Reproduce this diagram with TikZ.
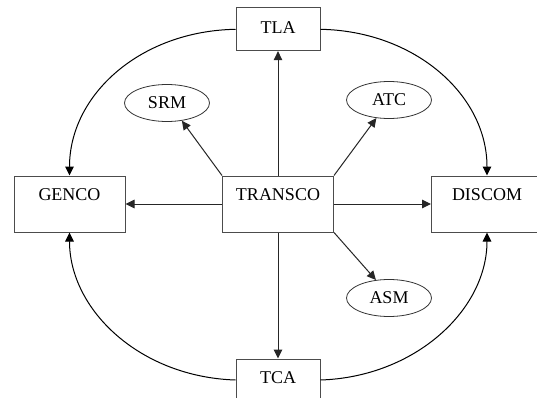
\documentclass[tikz,border=0pt]{standalone}
\usepackage{fontspec}
\setmainfont{Liberation Serif}
\usetikzlibrary{arrows.meta,shapes.geometric}
\begin{document}
\begin{tikzpicture}[x=1pt,y=-1pt,
  lbl/.style={font=\fontsize{18}{20}\selectfont},
  box/.style={lbl, draw=black!70, line width=1pt, fill=white, inner sep=0pt,
    minimum width=111pt, text height=24.7pt, text depth=31.3pt},
  smallbox/.style={lbl, draw=black!70, line width=1pt, fill=white, inner sep=0pt,
    minimum width=84pt},
  oval/.style={lbl, ellipse, draw=black!80, line width=0.8pt, fill=white,
    inner sep=0pt, minimum width=85pt, minimum height=37pt},
  arr/.style={draw=black!85, line width=1pt, -{Triangle[length=9pt,width=8.5pt]}},
  curve/.style={draw=black, line width=1pt, -{Triangle[length=9pt,width=8.5pt]}}]
\useasboundingbox (0,0) rectangle (537,398);
\clip (0,0) rectangle (537,398);
\fill[white] (0,0) rectangle (537,398);

\node[box] (genco) at (69.5,204) {GENCO};
\node[box] (transco) at (278,204) {TRANSCO};
\node[box] (discom) at (487,204) {DISCOM};
\node[smallbox, text height=25.3pt, text depth=17.4pt] (tla) at (278,29.3) {TLA};
\node[smallbox, text height=24.3pt, text depth=17.7pt] (tca) at (278,380) {TCA};

\node[oval] (srm) at (167,103) {SRM};
\node[oval] (atc) at (389,100) {ATC};
\node[oval] (asm) at (389,298) {ASM};

\draw[arr] (transco.north) -- (tla.south);
\draw[arr] (transco.south) -- (tca.north);
\draw[arr] (transco.west) -- (genco.east);
\draw[arr] (transco.east) -- (discom.west);
\draw[arr] (transco.north west) -- (srm.-50);
\draw[arr] (transco.north east) -- (atc.235);
\draw[arr] (transco.south east) -- (asm.126);

\draw[curve] (tla.west) .. controls (140,31) and (69.5,95) .. (genco.north);
\draw[curve] (tla.east) .. controls (415,31) and (487,95) .. (discom.north);
\draw[curve] (tca.west) .. controls (140,377) and (69.5,310) .. (genco.south);
\draw[curve] (tca.east) .. controls (415,377) and (487,310) .. (discom.south);
\end{tikzpicture}
\end{document}
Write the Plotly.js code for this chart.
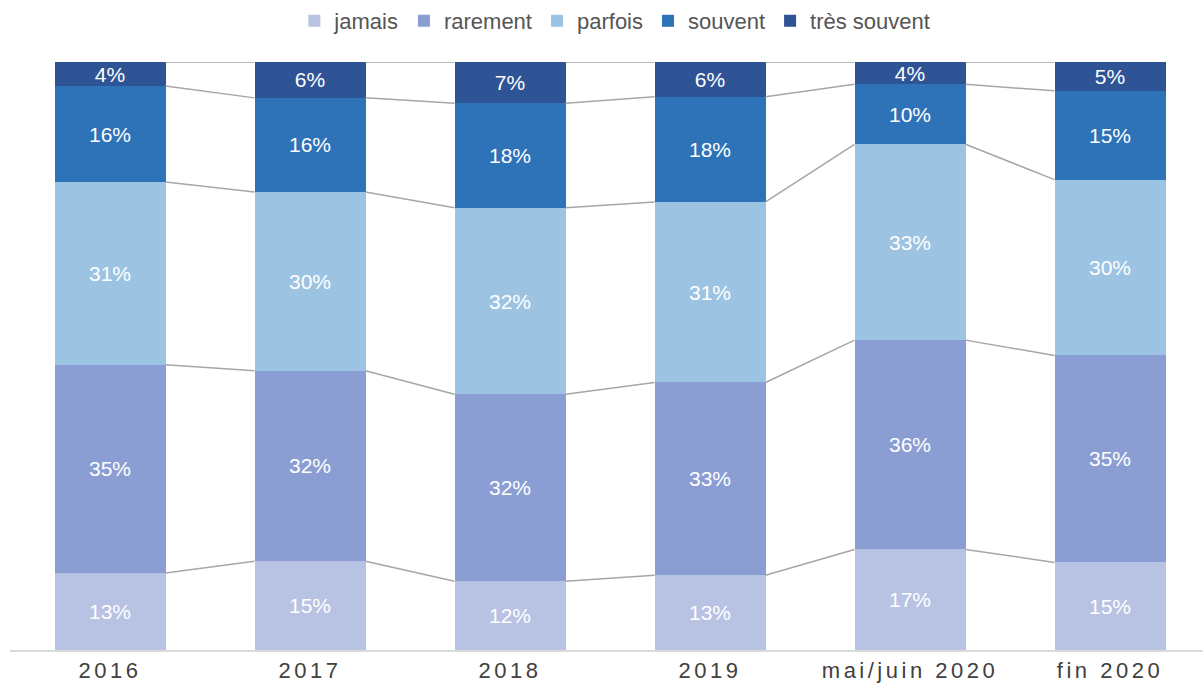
<!DOCTYPE html>
<html>
<head>
<meta charset="utf-8">
<script src="https://cdn.plot.ly/plotly-3.0.1.min.js"></script>
<style>
  html, body { margin: 0; padding: 0; background: #fff; }
  #chart { width: 1203px; height: 686px; }
  .xtick text { letter-spacing: 3.5px; }
</style>
</head>
<body>
<div id="chart"></div>
<script>
// Categories (x axis)
const categories = ["2016", "2017", "2018", "2019", "mai/juin 2020", "fin 2020"];

// Series values (%), bottom to top of each stacked bar
const jamais      = [13.1, 15.1, 11.7, 12.7, 17.1, 14.9];
const rarement    = [35.4, 32.4, 31.8, 32.8, 35.6, 35.2];
const parfois     = [31.1, 30.4, 31.7, 30.7, 33.3, 29.9];
const souvent     = [16.3, 16.0, 17.8, 17.9, 10.2, 15.1];
const tresSouvent = [4.1, 6.1, 7.0, 5.9, 3.8, 4.9];

const seriesNames = ["jamais", "rarement", "parfois", "souvent", "très souvent"];
const seriesValues = [jamais, rarement, parfois, souvent, tresSouvent];
const colors = ["#B8C2E3", "#8B9ED4", "#9CC3E2", "#2E72B8", "#2F5496"];

const xIdx = categories.map((_, i) => i);
const barWidth = 0.555;
const font = "Liberation Sans, Arial, Helvetica, sans-serif";

const traces = [];
seriesValues.forEach((vals, s) => {
  traces.push({
    type: "bar",
    name: seriesNames[s],
    x: xIdx,
    y: vals,
    width: barWidth,
    marker: { color: colors[s], line: { width: 0 } },
    texttemplate: "%{y:.0f}%",
    textposition: "inside",
    insidetextanchor: "middle",
    constraintext: "none",
    textfont: { color: "#ffffff", size: 21, family: font },
    hoverinfo: "skip"
  });
});

// Connector lines between bars at each cumulative boundary (including the top)
const cum = categories.map(() => 0);
seriesValues.forEach((vals) => {
  vals.forEach((v, i) => { cum[i] += v; });
  const lx = [], ly = [];
  for (let i = 0; i < categories.length - 1; i++) {
    lx.push(i + barWidth / 2, i + 1 - barWidth / 2, null);
    ly.push(cum[i], cum[i + 1], null);
  }
  traces.push({
    type: "scatter",
    mode: "lines",
    x: lx,
    y: ly,
    line: { color: "#A6A6A6", width: 1.5 },
    connectgaps: false,
    showlegend: false,
    hoverinfo: "skip"
  });
});

const layout = {
  width: 1203,
  height: 686,
  margin: { l: 10, r: 0, t: 61, b: 36 },
  barmode: "stack",
  paper_bgcolor: "#ffffff",
  plot_bgcolor: "#ffffff",
  font: { family: font, color: "#404040" },
  showlegend: true,
  legend: {
    orientation: "h",
    x: 0.507,
    xanchor: "center",
    y: 1.07,
    yanchor: "middle",
    font: { size: 22, color: "#555555", family: font },
    itemwidth: 30,
    traceorder: "normal"
  },
  xaxis: {
    type: "linear",
    range: [-0.5, 5.465],
    tickvals: xIdx,
    ticktext: categories,
    showgrid: false,
    zeroline: false,
    showline: true,
    linecolor: "#D9D9D9",
    linewidth: 1.5,
    ticks: "",
    tickfont: { size: 22, color: "#404040", family: font },
    fixedrange: true
  },
  yaxis: {
    range: [0, 100],
    showgrid: false,
    zeroline: false,
    showline: false,
    showticklabels: false,
    ticks: "",
    fixedrange: true
  }
};

Plotly.newPlot("chart", traces, layout, { displayModeBar: false, staticPlot: true });
</script>
</body>
</html>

- - - - -

• What you will do: Transcribe the records above exactly, leaving out every picture.

• Complete answer:
Reproduce this diagram with TikZ.
\documentclass[tikz,border=0pt]{standalone}
\usepackage{fontspec}
\setmainfont{Liberation Serif}
\usetikzlibrary{arrows.meta,shapes.geometric}
\begin{document}
\begin{tikzpicture}[x=1pt,y=-1pt,
  lbl/.style={font=\fontsize{18}{20}\selectfont},
  box/.style={lbl, draw=black!70, line width=1pt, fill=white, inner sep=0pt,
    minimum width=111pt, text height=24.7pt, text depth=31.3pt},
  smallbox/.style={lbl, draw=black!70, line width=1pt, fill=white, inner sep=0pt,
    minimum width=84pt},
  oval/.style={lbl, ellipse, draw=black!80, line width=0.8pt, fill=white,
    inner sep=0pt, minimum width=85pt, minimum height=37pt},
  arr/.style={draw=black!85, line width=1pt, -{Triangle[length=9pt,width=8.5pt]}},
  curve/.style={draw=black, line width=1pt, -{Triangle[length=9pt,width=8.5pt]}}]
\useasboundingbox (0,0) rectangle (537,398);
\clip (0,0) rectangle (537,398);
\fill[white] (0,0) rectangle (537,398);

\node[box] (genco) at (69.5,204) {GENCO};
\node[box] (transco) at (278,204) {TRANSCO};
\node[box] (discom) at (487,204) {DISCOM};
\node[smallbox, text height=25.3pt, text depth=17.4pt] (tla) at (278,29.3) {TLA};
\node[smallbox, text height=24.3pt, text depth=17.7pt] (tca) at (278,380) {TCA};

\node[oval] (srm) at (167,103) {SRM};
\node[oval] (atc) at (389,100) {ATC};
\node[oval] (asm) at (389,298) {ASM};

\draw[arr] (transco.north) -- (tla.south);
\draw[arr] (transco.south) -- (tca.north);
\draw[arr] (transco.west) -- (genco.east);
\draw[arr] (transco.east) -- (discom.west);
\draw[arr] (transco.north west) -- (srm.-50);
\draw[arr] (transco.north east) -- (atc.235);
\draw[arr] (transco.south east) -- (asm.126);

\draw[curve] (tla.west) .. controls (140,31) and (69.5,95) .. (genco.north);
\draw[curve] (tla.east) .. controls (415,31) and (487,95) .. (discom.north);
\draw[curve] (tca.west) .. controls (140,377) and (69.5,310) .. (genco.south);
\draw[curve] (tca.east) .. controls (415,377) and (487,310) .. (discom.south);
\end{tikzpicture}
\end{document}
Write the Plotly.js code for this chart.
<!DOCTYPE html>
<html>
<head>
<meta charset="utf-8">
<script src="https://cdn.plot.ly/plotly-3.0.1.min.js"></script>
<style>
  html, body { margin: 0; padding: 0; background: #fff; }
  #chart { width: 1203px; height: 686px; }
  .xtick text { letter-spacing: 3.5px; }
</style>
</head>
<body>
<div id="chart"></div>
<script>
// Categories (x axis)
const categories = ["2016", "2017", "2018", "2019", "mai/juin 2020", "fin 2020"];

// Series values (%), bottom to top of each stacked bar
const jamais      = [13.1, 15.1, 11.7, 12.7, 17.1, 14.9];
const rarement    = [35.4, 32.4, 31.8, 32.8, 35.6, 35.2];
const parfois     = [31.1, 30.4, 31.7, 30.7, 33.3, 29.9];
const souvent     = [16.3, 16.0, 17.8, 17.9, 10.2, 15.1];
const tresSouvent = [4.1, 6.1, 7.0, 5.9, 3.8, 4.9];

const seriesNames = ["jamais", "rarement", "parfois", "souvent", "très souvent"];
const seriesValues = [jamais, rarement, parfois, souvent, tresSouvent];
const colors = ["#B8C2E3", "#8B9ED4", "#9CC3E2", "#2E72B8", "#2F5496"];

const xIdx = categories.map((_, i) => i);
const barWidth = 0.555;
const font = "Liberation Sans, Arial, Helvetica, sans-serif";

const traces = [];
seriesValues.forEach((vals, s) => {
  traces.push({
    type: "bar",
    name: seriesNames[s],
    x: xIdx,
    y: vals,
    width: barWidth,
    marker: { color: colors[s], line: { width: 0 } },
    texttemplate: "%{y:.0f}%",
    textposition: "inside",
    insidetextanchor: "middle",
    constraintext: "none",
    textfont: { color: "#ffffff", size: 21, family: font },
    hoverinfo: "skip"
  });
});

// Connector lines between bars at each cumulative boundary (including the top)
const cum = categories.map(() => 0);
seriesValues.forEach((vals) => {
  vals.forEach((v, i) => { cum[i] += v; });
  const lx = [], ly = [];
  for (let i = 0; i < categories.length - 1; i++) {
    lx.push(i + barWidth / 2, i + 1 - barWidth / 2, null);
    ly.push(cum[i], cum[i + 1], null);
  }
  traces.push({
    type: "scatter",
    mode: "lines",
    x: lx,
    y: ly,
    line: { color: "#A6A6A6", width: 1.5 },
    connectgaps: false,
    showlegend: false,
    hoverinfo: "skip"
  });
});

const layout = {
  width: 1203,
  height: 686,
  margin: { l: 10, r: 0, t: 61, b: 36 },
  barmode: "stack",
  paper_bgcolor: "#ffffff",
  plot_bgcolor: "#ffffff",
  font: { family: font, color: "#404040" },
  showlegend: true,
  legend: {
    orientation: "h",
    x: 0.507,
    xanchor: "center",
    y: 1.07,
    yanchor: "middle",
    font: { size: 22, color: "#555555", family: font },
    itemwidth: 30,
    traceorder: "normal"
  },
  xaxis: {
    type: "linear",
    range: [-0.5, 5.465],
    tickvals: xIdx,
    ticktext: categories,
    showgrid: false,
    zeroline: false,
    showline: true,
    linecolor: "#D9D9D9",
    linewidth: 1.5,
    ticks: "",
    tickfont: { size: 22, color: "#404040", family: font },
    fixedrange: true
  },
  yaxis: {
    range: [0, 100],
    showgrid: false,
    zeroline: false,
    showline: false,
    showticklabels: false,
    ticks: "",
    fixedrange: true
  }
};

Plotly.newPlot("chart", traces, layout, { displayModeBar: false, staticPlot: true });
</script>
</body>
</html>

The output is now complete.